Implementation roadmap, risk mitigation and realistic scenarios
A practical roadmap starts with governance foundations: environment inventory, release policy definition, access review, backup validation and monitoring baseline. The second phase standardizes Docker images, Traefik ingress policies, PostgreSQL maintenance controls, Redis usage patterns and CI/CD gates. The third phase introduces GitOps and Infrastructure as Code to reduce drift and improve auditability. Kubernetes should be adopted only when the organization is ready to support platform engineering disciplines such as cluster lifecycle management, policy enforcement and observability at scale. Risk mitigation should focus on the most common failure patterns: untested database migrations, inconsistent staging data, emergency fixes applied outside source control, excessive admin access and recovery plans that have never been exercised. A realistic scenario for a regional contractor might involve dedicated production and staging environments, shared development clusters, managed PostgreSQL, Redis for caching, Traefik for ingress, nightly backups with point-in-time recovery and monthly release windows tied to finance and project controls. A larger enterprise builder may add multi-zone Kubernetes, GitOps-driven promotions, centralized SIEM integration, stricter segregation of duties and a warm disaster recovery environment for critical business periods.

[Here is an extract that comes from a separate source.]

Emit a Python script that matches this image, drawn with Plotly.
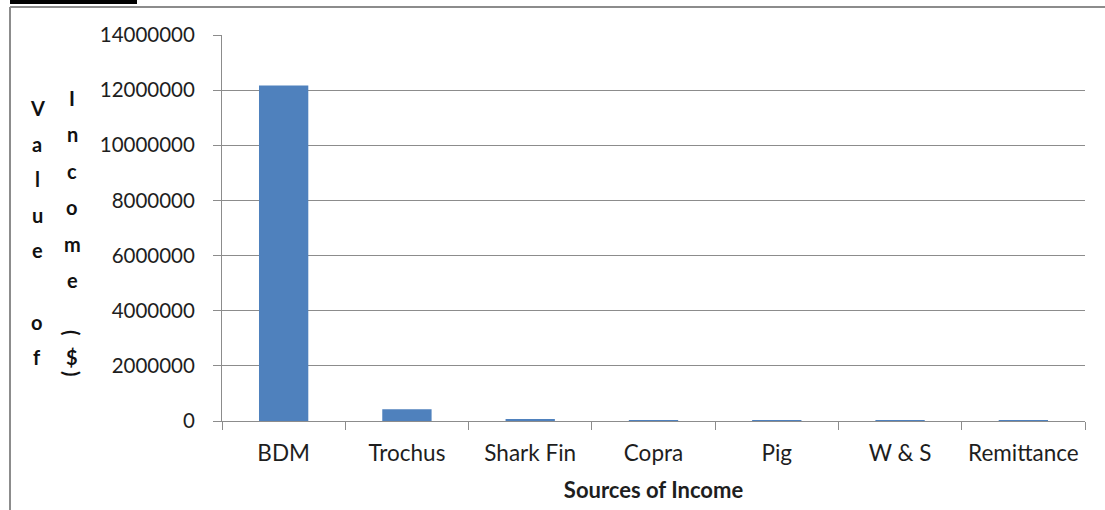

Executive recommendations, future trends and key takeaways
Executives should treat DevOps governance for construction ERP as an operational resilience program. The priority is not tool adoption for its own sake, but controlled change, measurable recovery capability and clear accountability across IT, business operations and managed hosting partners. In the near term, the most important investments are environment standardization, identity governance, tested backups, release approval discipline and observability tied to business processes. Over time, expect stronger adoption of GitOps, policy-as-code, platform engineering operating models, AI-assisted anomaly detection, more granular cost governance and data architectures designed to support analytics and automation without compromising ERP stability. The central takeaway is straightforward: construction teams managing multi-environment Odoo releases need governance that is practical, auditable and resilient. When architecture, process and operating model are aligned, release velocity can improve without sacrificing control.